CPAC’s statements in response to NBC’s reporting has not been comforting. CPAC Chairman Matt Schlapp said on X that “NBC’s claim that there was a Nazi presence at CPAC 2024 is false, misleading, and grossly manipulative” and added, “When we come across someone at CPAC peddling any kind of anti-semitism, we deal with them immediately.” But the statement does not respond to any of the specific details in NBC News’ report, it doesn’t acknowledge or attempt to rebut photo and video evidence of these individuals and their behavior, and these individuals were not kicked out, according to the reporter. (Notably the statement also says multiple times that CPAC is supportive of Israel, as if support for Israel is synonymous with opposing antisemitism or any other kind of bigotry. It’s not; in fact, the conflation of the two can rely on antisemitic tropes.) Another more recent CPAC statement also refuses to acknowledge what happened by calling it “fake news” and implies that Democrats are the real Nazis.

It’s not always possible for the hosts of major political gatherings to perfectly regulate who enters them — but there are always choices on how to react when, say, Nazis arrive. CPAC has kicked extremists off the premises of its conferences before. Last year, for example, Fuentes, the Holocaust denier, was removed from CPAC and condemned. But this year, Fuentes’ allies were able to stick around. It’s not clear exactly why this group of racist trolls was allowed to roam the premises, but it’s a sign of the times that this group was able to blend into the crowd. And instead of evicting them or vigorously disavowing affiliation with the white supremacists in attendance, the conference’s leader succumbed to glib denialism. That in effect provided the white supremacists with cover. 

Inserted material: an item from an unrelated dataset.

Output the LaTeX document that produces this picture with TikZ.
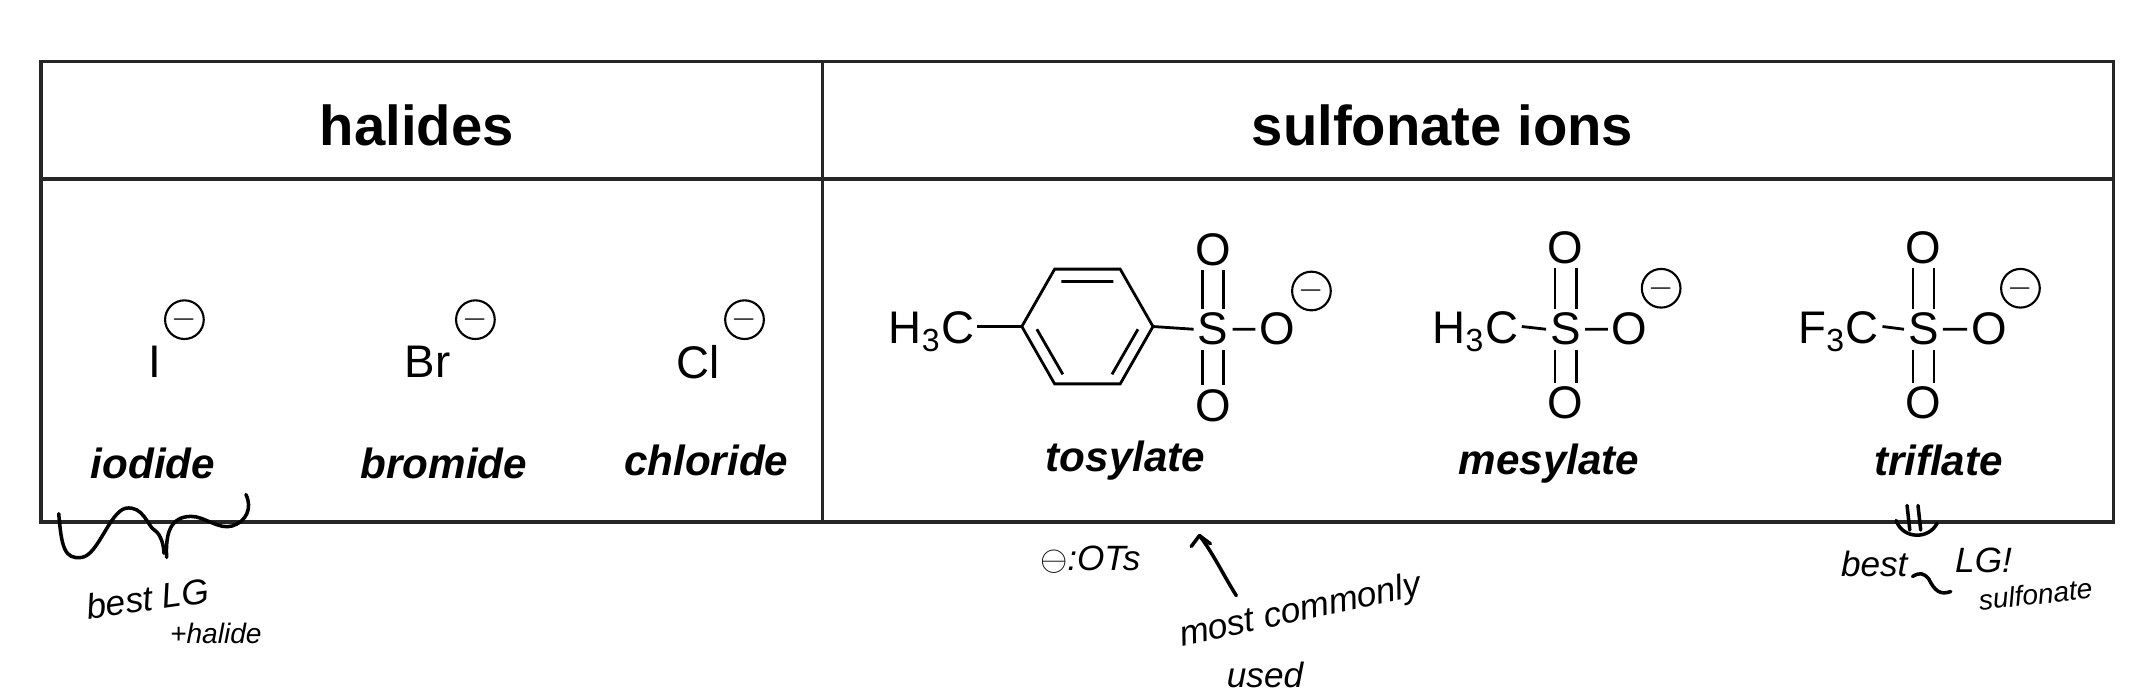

None of the explanations for why this was allowed should induce optimism about the direction of this country. Perhaps Schlapp’s inattentiveness to the group arose from a sense of resignation that the extremist elements are too great in number and too interwoven with the fabric of the GOP to be monitored and expelled. Or maybe it marks a tacit acceptance of these elements in light of Trump’s openly fascistic rhetoric about migrants “poisoning the blood” of America and championing revenge as the raison d’etre of his 2024 campaign.

What we do know is that up to and even through the beginning of the Trump era this kind of news would be seen as a major political liability for CPAC. Today it’s the kind of thing that hardly registers as a story at all.